APAMSA conducts annual free health fair

Student members of the Asian Pacific American Medical Student Association teamed up Indian Association of Kansas City to conduct a free health fair at Blue Valley North High School on June 20.
Student members of the Asian Pacific American Medical Student Association teamed up with the Indian Association of Kansas City to conduct a free health fair at Blue Valley North High School on June 20.

APAMSA Health Fair 2015A crowd of more than 200 people filed through Blue Valley North High School in Overland Park, Kansas, on June 20 to take part in free health screenings conducted by the School of Medicine’s Asian Pacific American Medical Student Association.

Student and faculty volunteers partnered with the Indian Association of Kansas City to conduct the annual IAKC Health Fair. The event offered screenings for a number of medical conditions, as well as providing basic health and wellness information.

“This is definitely APAMSA’s largest event of the year,” said Sanju Eswaran, MS 4, event co-chair. Vivek Vallurupalli, MS 3, Muhammad Alikhan, MS 3, and Roshani Desai, MS 3, all served as co-chairs, as well.

Nearly 50 students, faculty and community physician volunteers participated in the half-day event that was open to the entire community of Kansas City. Eswaran said that while the majority of those who came for the screenings were of Indian descent, the event drew people of different origins throughout the world.

Volunteers provided basic screenings for blood sugar, cholesterol and lipid panels, blood pressure, vision, body mass index, and dental hygiene. Many of the health care volunteers offered counseling about asthma and allergies, heart health, chiropractic care, mental wellness, cancer, pain, physician therapy, women’s health, as well as basic information on skin care, hair loss and nutrition.

There was also a new addition this year: yoga.
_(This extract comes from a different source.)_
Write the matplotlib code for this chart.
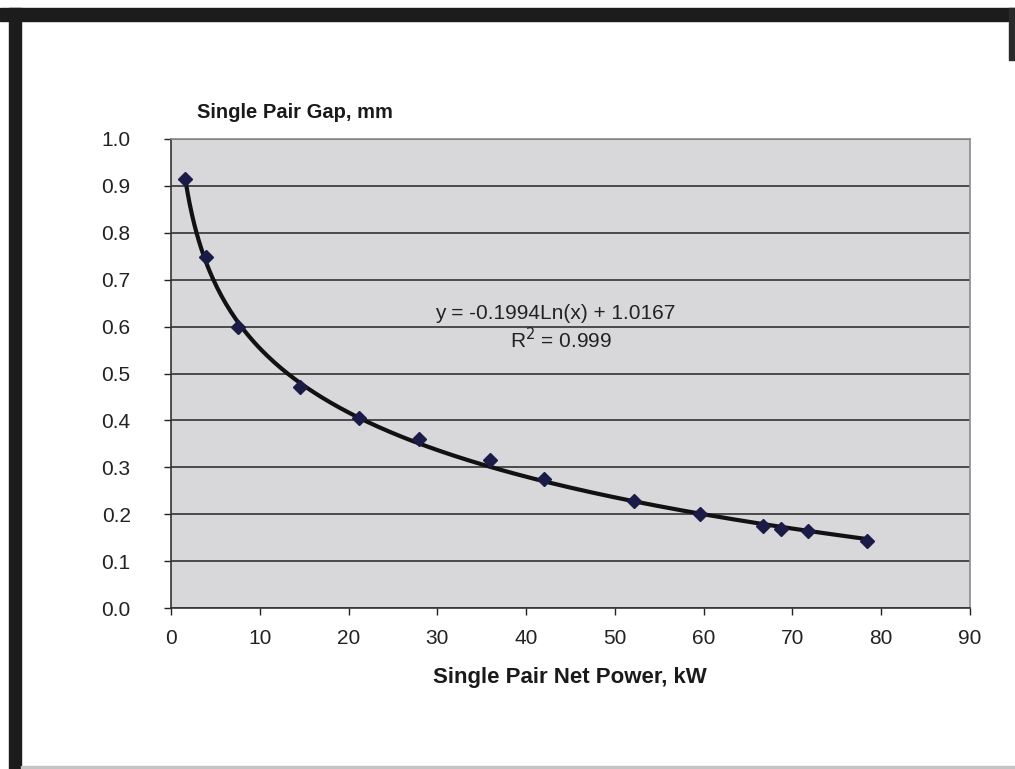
import matplotlib.pyplot as plt
import numpy as np
from matplotlib.patches import Rectangle

plt.rcParams['font.family'] = ['Liberation Sans', 'DejaVu Sans']

# data
power_kw = [1.6, 3.9, 7.5, 14.5, 21.2, 27.9, 35.9, 42.0, 52.1, 59.6, 66.7, 68.7, 71.7, 78.4]
gap_mm = [0.915, 0.748, 0.599, 0.471, 0.405, 0.360, 0.316, 0.275, 0.228, 0.200, 0.175, 0.168, 0.164, 0.143]
x_ticks = [0, 10, 20, 30, 40, 50, 60, 70, 80, 90]
y_ticks = [0.0, 0.1, 0.2, 0.3, 0.4, 0.5, 0.6, 0.7, 0.8, 0.9, 1.0]
eq_text = "y = -0.1994Ln(x) + 1.0167"
r2_text = "R$^2$ = 0.999"

W, H = 1015, 769
fig = plt.figure(figsize=(W / 100, H / 100), dpi=100)
fig.patch.set_facecolor('white')

# scanned page border
fig.patches.append(Rectangle((0, 1 - 21 / H), 1, 13 / H, transform=fig.transFigure,
                             color='#1c1c1c', zorder=0))
fig.patches.append(Rectangle((9 / W, 0), 12 / W, 1 - 8 / H, transform=fig.transFigure,
                             color='#1c1c1c', zorder=0))
fig.patches.append(Rectangle((1009 / W, 1 - 60 / H), 6 / W, 52 / H, transform=fig.transFigure,
                             color='#2a2a2a', zorder=0))
fig.patches.append(Rectangle((21 / W, 0), 1, 3 / H, transform=fig.transFigure,
                             color='#c4c4c4', zorder=0))

left, right, top, bottom = 171, 970, 139, 608
ax = fig.add_axes([left / W, 1 - bottom / H, (right - left) / W, (bottom - top) / H])
ax.set_facecolor('#d8d8da')

# log trendline fitted to the points
b, a = np.polyfit(np.log(power_kw), gap_mm, 1)
xs = np.linspace(min(power_kw), max(power_kw), 300)
ax.plot(xs, b * np.log(xs) + a, color='#111111', lw=3, zorder=3)
ax.plot(power_kw, gap_mm, 'D', color='#1b1b48', markersize=7, zorder=4)

ax.set_xlim(0, 90)
ax.set_ylim(0, 1.0)
ax.set_xticks(x_ticks)
ax.set_yticks(y_ticks)
ax.set_yticklabels([f"{v:.1f}" for v in y_ticks])
ax.tick_params(direction='out', length=5, width=1, labelsize=15, colors='#222222')
ax.tick_params(axis='x', pad=10)
ax.tick_params(axis='y', pad=24)
ax.grid(axis='y', color='#333333', lw=1.2)
ax.set_axisbelow(True)
for s in ['left', 'bottom']:
    ax.spines[s].set_color('#333333')
    ax.spines[s].set_linewidth(1.2)
for s in ['top', 'right']:
    ax.spines[s].set_color('#8c8c8c')
    ax.spines[s].set_linewidth(1.2)

fig.text(555 / W, 1 - 314 / H, eq_text, ha='center', va='center',
         fontsize=15, color='#222222', zorder=5)
fig.text(561 / W, 1 - 340 / H, r2_text, ha='center', va='center',
         fontsize=15, color='#222222', zorder=5)

fig.text(197 / W, 1 - 112 / H, "Single Pair Gap, mm", ha='left', va='center',
         fontsize=14.5, fontweight='bold', color='#1a1a1a')
fig.text(570 / W, 1 - 678 / H, "Single Pair Net Power, kW", ha='center', va='center',
         fontsize=16, fontweight='bold', color='#1a1a1a')

fig.savefig('out.png', dpi=100)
The session emphasized the importance of  physical wellbeing and one’s mental health, Eswaran said.

APAMSA member Rmaah Memon, MS 2, said conducting the screenings and explaining the results to the patients helped reinforce the volunteers’ medical training while providing an important service to the community.

“Not only was that beneficial for our medical knowledge, but it also helped out IAKC members that otherwise would not have had these tests done,” she said. “There were several translators present, but I realized that a smile can go a long way when you don’t necessarily speak the same language.”